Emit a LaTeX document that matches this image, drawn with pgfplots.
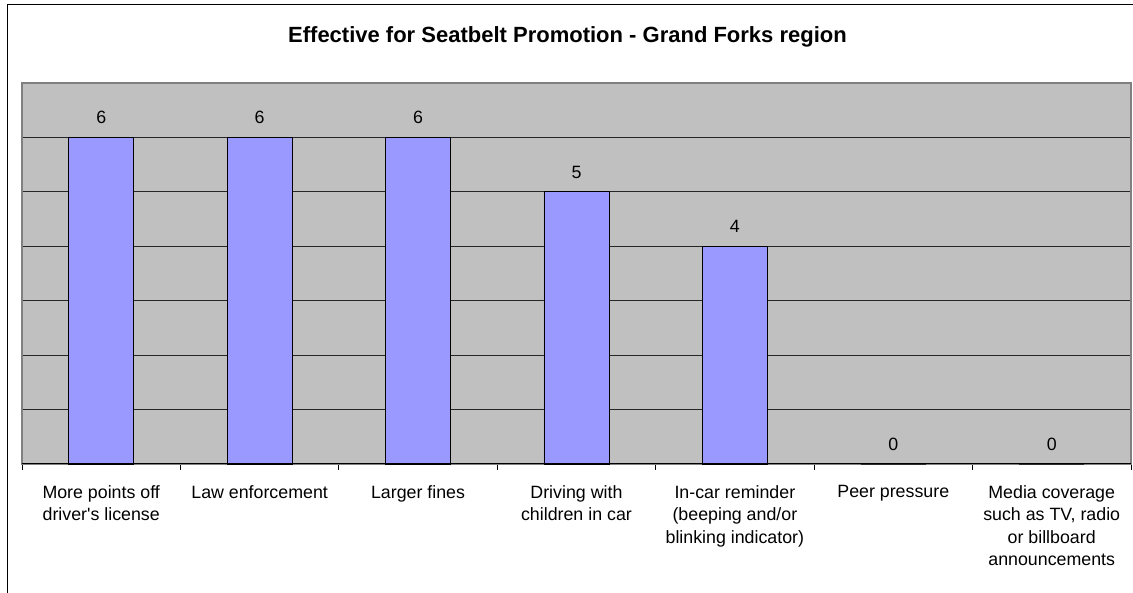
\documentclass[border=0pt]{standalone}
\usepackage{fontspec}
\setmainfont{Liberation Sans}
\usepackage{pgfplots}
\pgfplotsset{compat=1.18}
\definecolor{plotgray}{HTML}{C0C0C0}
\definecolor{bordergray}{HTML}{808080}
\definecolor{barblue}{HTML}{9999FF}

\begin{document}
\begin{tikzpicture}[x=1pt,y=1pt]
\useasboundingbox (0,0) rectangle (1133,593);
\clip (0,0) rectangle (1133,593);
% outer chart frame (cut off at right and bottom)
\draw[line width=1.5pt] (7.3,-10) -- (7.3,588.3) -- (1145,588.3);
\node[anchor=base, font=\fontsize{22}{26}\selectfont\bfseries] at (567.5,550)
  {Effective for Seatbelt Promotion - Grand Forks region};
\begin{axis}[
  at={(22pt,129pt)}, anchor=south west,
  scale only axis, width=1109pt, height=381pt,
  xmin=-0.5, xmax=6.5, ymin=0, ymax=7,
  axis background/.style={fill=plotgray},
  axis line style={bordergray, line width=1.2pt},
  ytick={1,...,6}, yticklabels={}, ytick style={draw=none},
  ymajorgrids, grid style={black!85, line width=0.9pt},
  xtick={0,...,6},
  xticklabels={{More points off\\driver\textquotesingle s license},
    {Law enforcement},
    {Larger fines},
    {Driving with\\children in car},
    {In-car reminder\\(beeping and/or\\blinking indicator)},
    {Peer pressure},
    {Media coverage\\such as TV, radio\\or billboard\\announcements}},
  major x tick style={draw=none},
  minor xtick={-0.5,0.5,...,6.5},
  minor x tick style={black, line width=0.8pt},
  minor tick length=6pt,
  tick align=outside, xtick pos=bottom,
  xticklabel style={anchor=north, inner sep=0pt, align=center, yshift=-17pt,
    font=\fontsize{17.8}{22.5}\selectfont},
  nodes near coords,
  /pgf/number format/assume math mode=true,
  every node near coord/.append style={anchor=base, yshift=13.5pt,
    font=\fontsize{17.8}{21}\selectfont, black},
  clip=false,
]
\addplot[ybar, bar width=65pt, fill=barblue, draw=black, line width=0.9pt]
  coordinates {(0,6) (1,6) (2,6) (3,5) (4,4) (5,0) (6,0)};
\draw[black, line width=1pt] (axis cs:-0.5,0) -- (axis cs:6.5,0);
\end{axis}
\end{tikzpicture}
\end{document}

**Short task**
Skip the images and write out the rest of the listing exactly.

**Worked solution**
Emit a LaTeX document that matches this image, drawn with pgfplots.
\documentclass[border=0pt]{standalone}
\usepackage{fontspec}
\setmainfont{Liberation Sans}
\usepackage{pgfplots}
\pgfplotsset{compat=1.18}
\definecolor{plotgray}{HTML}{C0C0C0}
\definecolor{bordergray}{HTML}{808080}
\definecolor{barblue}{HTML}{9999FF}

\begin{document}
\begin{tikzpicture}[x=1pt,y=1pt]
\useasboundingbox (0,0) rectangle (1133,593);
\clip (0,0) rectangle (1133,593);
% outer chart frame (cut off at right and bottom)
\draw[line width=1.5pt] (7.3,-10) -- (7.3,588.3) -- (1145,588.3);
\node[anchor=base, font=\fontsize{22}{26}\selectfont\bfseries] at (567.5,550)
  {Effective for Seatbelt Promotion - Grand Forks region};
\begin{axis}[
  at={(22pt,129pt)}, anchor=south west,
  scale only axis, width=1109pt, height=381pt,
  xmin=-0.5, xmax=6.5, ymin=0, ymax=7,
  axis background/.style={fill=plotgray},
  axis line style={bordergray, line width=1.2pt},
  ytick={1,...,6}, yticklabels={}, ytick style={draw=none},
  ymajorgrids, grid style={black!85, line width=0.9pt},
  xtick={0,...,6},
  xticklabels={{More points off\\driver\textquotesingle s license},
    {Law enforcement},
    {Larger fines},
    {Driving with\\children in car},
    {In-car reminder\\(beeping and/or\\blinking indicator)},
    {Peer pressure},
    {Media coverage\\such as TV, radio\\or billboard\\announcements}},
  major x tick style={draw=none},
  minor xtick={-0.5,0.5,...,6.5},
  minor x tick style={black, line width=0.8pt},
  minor tick length=6pt,
  tick align=outside, xtick pos=bottom,
  xticklabel style={anchor=north, inner sep=0pt, align=center, yshift=-17pt,
    font=\fontsize{17.8}{22.5}\selectfont},
  nodes near coords,
  /pgf/number format/assume math mode=true,
  every node near coord/.append style={anchor=base, yshift=13.5pt,
    font=\fontsize{17.8}{21}\selectfont, black},
  clip=false,
]
\addplot[ybar, bar width=65pt, fill=barblue, draw=black, line width=0.9pt]
  coordinates {(0,6) (1,6) (2,6) (3,5) (4,4) (5,0) (6,0)};
\draw[black, line width=1pt] (axis cs:-0.5,0) -- (axis cs:6.5,0);
\end{axis}
\end{tikzpicture}
\end{document}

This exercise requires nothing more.